Thanks a lot for your input and support. We will try.
Anonymous
I spoke to our AAP coordinator at Louise Archer and scores in the mid/upper 120s are solid and with good reportcard (majority of O's, and 1 or 2 S's), and GBRS 10+. We were also told to not clutter the file with examples of work--keep it focus on the best even if you don't use all 5 pages. PLUS--schedule NOW to have your child take the WISC IV in April in case you need it for an appeal.

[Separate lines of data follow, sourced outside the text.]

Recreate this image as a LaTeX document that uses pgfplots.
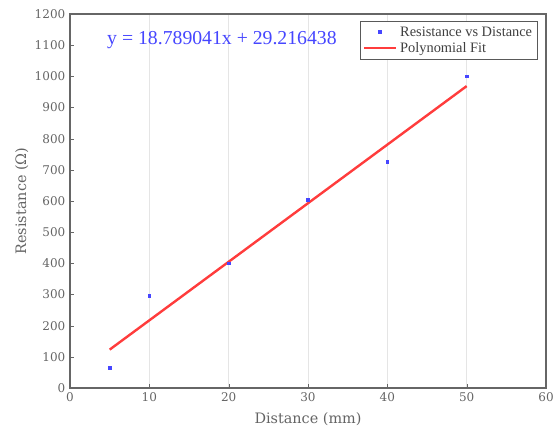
\documentclass[border=0pt]{standalone}
\usepackage{fontspec}
\setmainfont{Liberation Serif}
\newfontfamily\dvs{DejaVu Serif}
\usepackage{pgfplots}
\pgfplotsset{compat=1.18}
\definecolor{txtgray}{RGB}{100,100,100}
\definecolor{ptblue}{RGB}{70,70,255}
\definecolor{fitred}{RGB}{255,60,60}
\pgfplotsset{
  ptlegend/.style={legend image code/.code={\draw[##1] plot coordinates {(0.425cm,0cm)};}},
  linelegend/.style={legend image code/.code={\draw[##1] (0cm,0cm) -- (0.85cm,0cm);}},
}
\begin{document}
\begin{tikzpicture}
\begin{axis}[
  scale only axis,
  width=357pt, height=280.5pt,
  xmin=0, xmax=60, ymin=0, ymax=1200,
  xtick={0,10,...,60}, ytick={0,100,...,1200},
  xmajorgrids, grid style={gray!20, line width=0.6pt},
  tick align=inside, tick pos=left,
  major tick length=3pt,
  axis line style={gray!80!black, line width=0.8pt},
  tick style={gray!80!black},
  ticklabel style={font=\dvs\fontsize{9}{10}\selectfont, text=txtgray},
  /pgf/number format/assume math mode=true,
  /pgf/number format/1000 sep={},
  xlabel={Distance (mm)}, ylabel={Resistance (Ω)},
  label style={font=\dvs\fontsize{10.8}{12}\selectfont, text=txtgray},
  xlabel style={yshift=-1pt},
  ylabel style={yshift=-2pt},
  legend style={at={(1,1)}, anchor=north east, xshift=-6pt, yshift=-5pt,
    font=\fontsize{10.8}{11}\selectfont,
    draw=gray!70!black, inner sep=2pt, row sep=-1pt, line width=0.8pt, text=black!75,
    /tikz/every even column/.append style={column sep=1pt}},
  legend cell align=left,
]
\addplot[only marks, mark=square*, mark size=1pt, color=ptblue, ptlegend] coordinates {
(5,65) (10,295) (20,400) (30,605) (40,725) (50,1000)};
\addlegendentry{Resistance vs Distance}
\addplot[fitred, line width=1.8pt, linelegend] coordinates {(5,123.16) (50,968.67)};
\addlegendentry{Polynomial Fit}
\node[anchor=west, text=ptblue, font=\fontsize{14.8}{16}\selectfont] at (axis cs:4.1,1116) {y = 18.789041x + 29.216438};
\end{axis}
\pgfresetboundingbox
\useasboundingbox ([shift={(-52.5pt,-33pt)}]current axis.south west) rectangle ([shift={(6pt,10.5pt)}]current axis.north east);
\end{tikzpicture}
\end{document}
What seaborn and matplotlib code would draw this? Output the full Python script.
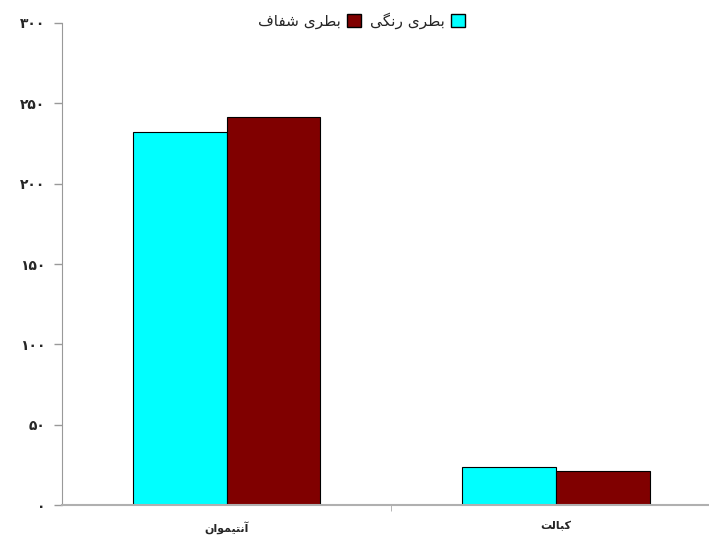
import numpy as np
import pandas as pd
import matplotlib
matplotlib.use("Agg")
import matplotlib.pyplot as plt
from matplotlib.patches import Patch
from matplotlib.ticker import FixedLocator, FixedFormatter
import seaborn as sns

# متن فارسی به صورت شکل‌های نمایشی (ترتیب دیداری) چون matplotlib شکل‌دهی عربی ندارد
categories = ["\uFEE5\uFE8D\uFEEE\uFEE4\uFBFF\uFE98\uFEE7\uFE81",  # آنتیموان
              "\uFE96\uFEDF\uFE8E\uFE92\uFB90"]                      # کبالت
series = ["\uFBFD\uFB95\uFEE7\uFEAD \uFBFC\uFEAE\uFEC4\uFE91",       # بطری رنگی
          "\uFED1\uFE8E\uFED4\uFEB7 \uFBFC\uFEAE\uFEC4\uFE91"]       # بطری شفاف
colored = [232, 23.7]
clear = [241.5, 21.2]
ytick_vals = [0, 50, 100, 150, 200, 250, 300]
ytick_labels = ["\u06F0", "\u06F5\u06F0", "\u06F1\u06F0\u06F0", "\u06F1\u06F5\u06F0",
                "\u06F2\u06F0\u06F0", "\u06F2\u06F5\u06F0", "\u06F3\u06F0\u06F0"]

df = pd.DataFrame({
    "cat": categories * 2,
    "series": [series[0]] * 2 + [series[1]] * 2,
    "value": colored + clear,
})

sns.set_style("white")
plt.rcParams["font.family"] = ["DejaVu Sans"]

fig = plt.figure(figsize=(7.09, 5.36), dpi=100)
ax = fig.add_axes([62 / 709, 1 - 505 / 536, 1 - 62 / 709, (505 - 23) / 536])

colors = ["#00FFFF", "#800000"]
sns.barplot(data=df, x="cat", y="value", hue="series", palette=colors,
            saturation=1, width=0.57, edgecolor="black", linewidth=0.8,
            ax=ax, legend=False)

ax.set_xlim(-0.5, 1.465)
ax.set_ylim(0, 300)
ax.yaxis.set_major_locator(FixedLocator(ytick_vals))
ax.yaxis.set_major_formatter(FixedFormatter(ytick_labels))
ax.tick_params(axis="y", left=True, length=6, color="#999999", width=1,
               labelsize=10, pad=6)
for t in ax.get_yticklabels():
    t.set_fontweight("bold")
ax.tick_params(axis="x", bottom=False, labelsize=8, pad=8)
for t in ax.get_xticklabels():
    t.set_fontweight("bold")
ax.set_xticks([0.5], minor=True)
ax.tick_params(axis="x", which="minor", bottom=True, length=4, color="#aaaaaa")

ax.set_xlabel("")
ax.set_ylabel("")
for s in ["top", "right"]:
    ax.spines[s].set_visible(False)
ax.spines["left"].set_color("#999999")
ax.spines["bottom"].set_color("#b0b0b0")
ax.spines["bottom"].set_linewidth(1.5)

handles = [Patch(facecolor=colors[1], edgecolor="black", label=series[1]),
           Patch(facecolor=colors[0], edgecolor="black", label=series[0])]
fig.legend(handles=handles, loc="center", bbox_to_anchor=(0.51, 0.962), ncol=2,
           frameon=False, markerfirst=False, fontsize=11, handlelength=0.9,
           handleheight=0.9, handletextpad=0.4, columnspacing=0.6)

fig.savefig("out.png", dpi=100)
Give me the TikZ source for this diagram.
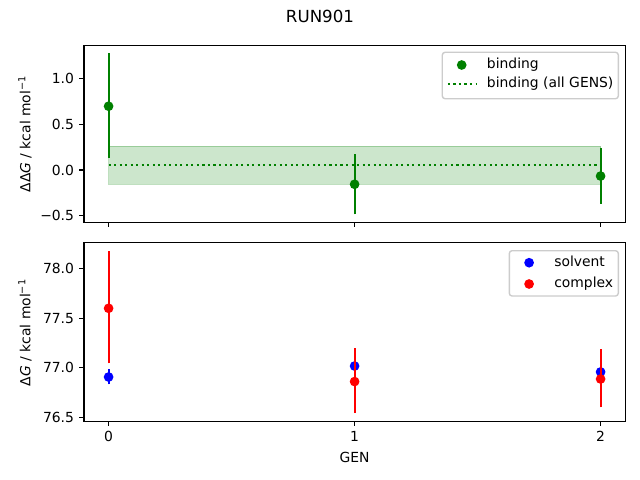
\documentclass[tikz,border=0pt]{standalone}
\usepackage{fontspec}
\setmainfont{DejaVu Sans}
\begin{document}
\begin{tikzpicture}[x=0.72pt,y=-0.72pt,
  lbl/.style={font=\fontsize{10}{12}\selectfont, inner sep=0pt},
  spine/.style={line width=0.8pt, line cap=rect},
  tickmark/.style={line width=0.8pt},
  ebar/.style={line width=1.5pt},
  dot/.style={circle, inner sep=0pt, minimum size=7pt},
  legframe/.style={draw=black!20, fill=white, fill opacity=0.8, line width=1pt, rounded corners=2pt}]
\definecolor{mgreen}{HTML}{008000}
\definecolor{mblue}{HTML}{0000FF}
\definecolor{mred}{HTML}{FF0000}
\useasboundingbox (0,0) rectangle (640,480);

% title
\node[font=\fontsize{12}{14}\selectfont, inner sep=0pt] (title) at (320,16.5) {RUN901};

% ---------------- top axes ----------------
\begin{scope}[shift={(108.6,170)}, x=177.12pt, y=65.88pt]
  \fill[mgreen, opacity=0.2] (0,-0.155) rectangle (2,0.262);
  \draw[mgreen, opacity=0.25, line width=0.7pt] (0,-0.155) rectangle (2,0.262);
  \draw[mgreen, line width=1.5pt, dash pattern=on 1.5pt off 2.475pt] (0,0.055) -- (2,0.055);
  \draw[ebar, mgreen] (0,0.135) -- (0,1.277);
  \draw[ebar, mgreen] (1,-0.485) -- (1,0.180);
  \draw[ebar, mgreen] (2,-0.369) -- (2,0.244);
  \node[dot, fill=mgreen] (b0) at (0,0.697) {};
  \node[dot, fill=mgreen] (b1) at (1,-0.156) {};
  \node[dot, fill=mgreen] (b2) at (2,-0.066) {};
  \draw[spine] (-0.1,-0.573) rectangle (2.1,1.365);
  \foreach \t in {0,1,2}
    \draw[tickmark] (\t,-0.573) -- ++(0pt,-3.5pt);
  \foreach \v/\s in {-0.5/{−0.5},0/{0.0},0.5/{0.5},1/{1.0}} {
    \draw[tickmark] (-0.1,\v) -- ++(-3.5pt,0pt);
    \node[lbl, anchor=east] (ty\v) at ([xshift=-7pt]-0.1,\v) {\s};
  }
\end{scope}
\node[lbl, rotate=90] (ylabtop) at (25,134) {ΔΔ\textit{G} / kcal mol\textsuperscript{−1}};

% legend top
\draw[legframe] (442.3,52.3) rectangle (618.3,98.7);
\node[dot, fill=mgreen] (lgb) at (461.7,65) {};
\node[lbl, anchor=base west] (lgbt) at (486.7,68.6) {binding};
\coordinate (lga) at (447.9,84);
\coordinate (lgz) at (475.7,84);
\draw[mgreen, line width=1.5pt, dash pattern=on 1.5pt off 2.475pt] (lga) -- (lgz);
\node[lbl, anchor=base west] (lgat) at (486.7,87.6) {binding (all GENS)};

% ---------------- bottom axes ----------------
\begin{scope}[shift={(108.6,367.7)}, x=177.12pt, y=71.28pt]
  \draw[ebar, mblue] (0,-0.168) -- (0,-0.016);
  \node[dot, fill=mblue] (s0) at (0,-0.094) {};
  \node[dot, fill=mblue] (s1) at (1,0.017) {};
  \node[dot, fill=mblue] (s2) at (2,-0.043) {};
  \draw[ebar, mred] (0,0.045) -- (0,1.18);
  \draw[ebar, mred] (1,-0.46) -- (1,0.196);
  \draw[ebar, mred] (2,-0.40) -- (2,0.186);
  \node[dot, fill=mred] (c0) at (0,0.600) {};
  \node[dot, fill=mred] (c1) at (1,-0.140) {};
  \node[dot, fill=mred] (c2) at (2,-0.114) {};
  \draw[spine] (-0.1,-0.542) rectangle (2.1,1.262);
  \foreach \t in {0,1,2} {
    \draw[tickmark] (\t,-0.542) -- ++(0pt,-3.5pt);
    \node[lbl, anchor=north] (tx\t) at ([yshift=-7pt]\t,-0.542) {\t};
  }
  \foreach \v/\s in {-0.5/{76.5},0/{77.0},0.5/{77.5},1/{78.0}} {
    \draw[tickmark] (-0.1,\v) -- ++(-3.5pt,0pt);
    \node[lbl, anchor=east] (by\v) at ([xshift=-7pt]-0.1,\v) {\s};
  }
\end{scope}
\node[lbl, rotate=90] (ylabbot) at (25,332.6) {Δ\textit{G} / kcal mol\textsuperscript{−1}};
\node[lbl] (xlab) at (354.5,457.3) {GEN};

% legend bottom
\draw[legframe] (509.3,250.7) rectangle (618.3,296);
\node[dot, fill=mblue] (lgs) at (529.1,262.7) {};
\node[lbl, anchor=base west] (lgst) at (554,266.3) {solvent};
\node[dot, fill=mred] (lgc) at (529.1,284) {};
\node[lbl, anchor=base west] (lgct) at (554,287.6) {complex};
\end{tikzpicture}
\end{document}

If you child has below 120 on the schools scores, you'll need the WISC (FSIQ 132+) now and the the Stanford-Beniet (MAYBE) in the appeal.
Anonymous
Anonymous wrote:I spoke to our AAP coordinator at Louise Archer and scores in the mid/upper 120s are solid and with good reportcard (majority of O's, and 1 or 2 S's), and GBRS 10+. We were also told to not clutter the file with examples of work--keep it focus on the best even if you don't use all 5 pages. PLUS--schedule NOW to have your child take the WISC IV in April in case you need it for an appeal. If you child has below 120 on the schools scores, you'll need the WISC (FSIQ 132+) now and the the Stanford-Beniet (MAYBE) in the appeal.


Thank you for this informative post!
Anonymous
Anonymous wrote:
Anonymous wrote:My child got a 133 in wisc total score. She didn't do so well in the nnat and cogat (highest was 127 on a subscore). Should I just submit the wisc score and leave out the group test scores? Is 133 wisc high enough? How does it correlate to the county cutoff score of 130.. are they the same numbers basically?


Did your child already take the NNAT and CoGAT through the county and you had her retested? Or was this testing the first group testing?

I would definitely submit the WISC-IV scores -- but if your daughter took the NNAT and CoGAT tests a second time (within a year) I would not submit the scores as I didn't think children were supposed to be retested (with the same test) within a 12 month period.


DD took nnat and cogat last fall, with a high score of 127. Didn't like those scores so much, so she just took the WISC and got a 133. The WISC was an individual test. She only took the nnat and cogat one time.

Will a 133 full scale score by itself get her in? She got a 141 in one of the subtests. I think the lowest subtest was 118 or something like that. Is this like getting a 133 on the cogat/nnat? Do they compare equally like that?
Anonymous
Sigh...spent last night and today getting our information pulled together and all pretty. And then they cancel school for tomorrow because of pending snowpocalypse. I emailed our AA teacher and she said the info could be turned in the next day school was open. Whew!
Anonymous
Anonymous wrote:
Anonymous wrote:
Anonymous wrote:My child got a 133 in wisc total score. She didn't do so well in the nnat and cogat (highest was 127 on a subscore). Should I just submit the wisc score and leave out the group test scores? Is 133 wisc high enough? How does it correlate to the county cutoff score of 130.. are they the same numbers basically?


Did your child already take the NNAT and CoGAT through the county and you had her retested? Or was this testing the first group testing?

I would definitely submit the WISC-IV scores -- but if your daughter took the NNAT and CoGAT tests a second time (within a year) I would not submit the scores as I didn't think children were supposed to be retested (with the same test) within a 12 month period.


DD took nnat and cogat last fall, with a high score of 127. Didn't like those scores so much, so she just took the WISC and got a 133. The WISC was an individual test. She only took the nnat and cogat one time.

Will a 133 full scale score by itself get her in? She got a 141 in one of the subtests. I think the lowest subtest was 118 or something like that. Is this like getting a 133 on the cogat/nnat? Do they compare equally like that?





Those are excelllent scores. MY EC got COGAT 127 and NNAT 128 with WISC IV 143 on then full scale IQ (verbal 145, PCI 140, Working memory 133 and processing speed 131. I'm also submittting Wood-Cock Johnson scores (reading 135 and Math 143). AAP coordinator says these are gold and keep the file to a minumum. I'm an Army brat and "keep it simple stupid" comes to mind.
Anonymous
Anonymous wrote:Sigh...spent last night and today getting our information pulled together and all pretty. And then they cancel school for tomorrow because of pending snowpocalypse. I emailed our AA teacher and she said the info could be turned in the next day school was open. Whew!


That's good that they will take it on Monday (or whenever they finally go back to school). I would assume they would have to since the school is not open. Our AAP coordinator is only at our school 2 days a week (and Friday is not one of them) so she had requested it by today. I sent it in to her this morning. In light of the upcoming storm, it was a relief that I did.
Anonymous
Posted on the FCPS website:

http://www.fcps.edu/DIS/gt/

If FCPS schools are closed due to inclement weather on Friday February 5,
the deadline for Level IV referrals will be extended to
Monday, February 8 or the next day that FCPS schools are open.